PAULO DELGADO: Raciocinamos como o Fórum São Paulo (que reúne partidos de esquerda latinos há mais de dez anos). Mas nem no Fórum os partidos têm harmonia de posições. Na prática, quando membros do Fórum são eleitos presidentes, é preciso tratá-los em outro nível.
O que o Brasil precisa fazer para a Bolívia respeitá-lo?
PAULO DELGADO: Primeiro, dizer a Morales que ele deixe a falsa pureza de lado. Tenho absoluta confiança na diplomacia brasileira e no presidente Lula. E devemos, se houver alguma hostilidade maior, devolver imediatamente todos os bolivianos e romper relação com a Bolívia.
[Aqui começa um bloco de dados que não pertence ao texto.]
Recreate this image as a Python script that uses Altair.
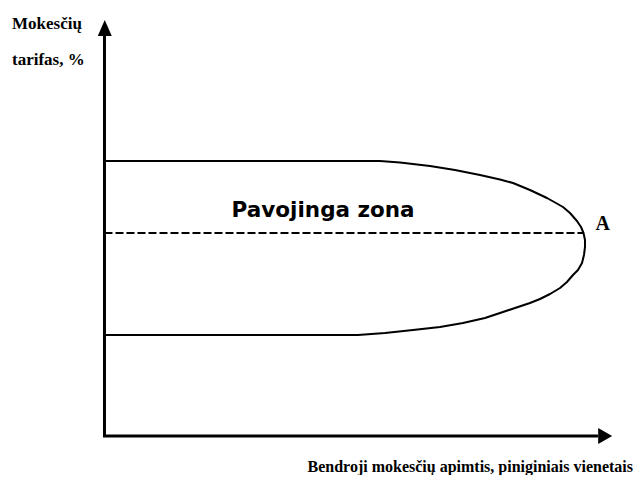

O Brasil não deve participar da estratégia eleitoral interna da Bolívia. É um erro. O Evo Morales está reagindo com desfaçatez a um país pacifista e de maneira pusilânime com países bélicos.
Quais são as medidas a serem tomadas?
PAULO DELGADO: Retirar nosso embaixador da Bolívia, entrar logo na OMC (Organização Mundial do Comércio) contra eles. Ir para a arbitragem internacional, defender a Petrobras. Deixar a pobre Bolívia virar protetorado da Venezuela e esperar passar essa crispação.
Chegou hora do revide?
PAULO DELGADO: Revide é uma palavra muito forte. Mas está caminhando para uma questão de lesa-pátria, a ser tratada com rigor e com vigor. Devemos nos preparar para a morte da diplomacia no continente e o agravamento do nacionalismo manipulatório, vaidoso, simplório e arrogante.
Qual é o futuro de Morales?
PAULO DELGADO: Isolar mais ainda a Bolívia e afundar junto. Nenhum líder que chegue à Presidência tem o direito, seja indígena ou não, de se propor herdeiro do povo de seu país. Há com Chávez e Morales o que não há com Tabaré (Vásquez, do Uruguai) e (Michelle) Bachelet (do Chile). Chávez e Evo disputam a popularidade fácil e identificam-se com os preconceitos do povo. Não se extrai autoridade de demagogia.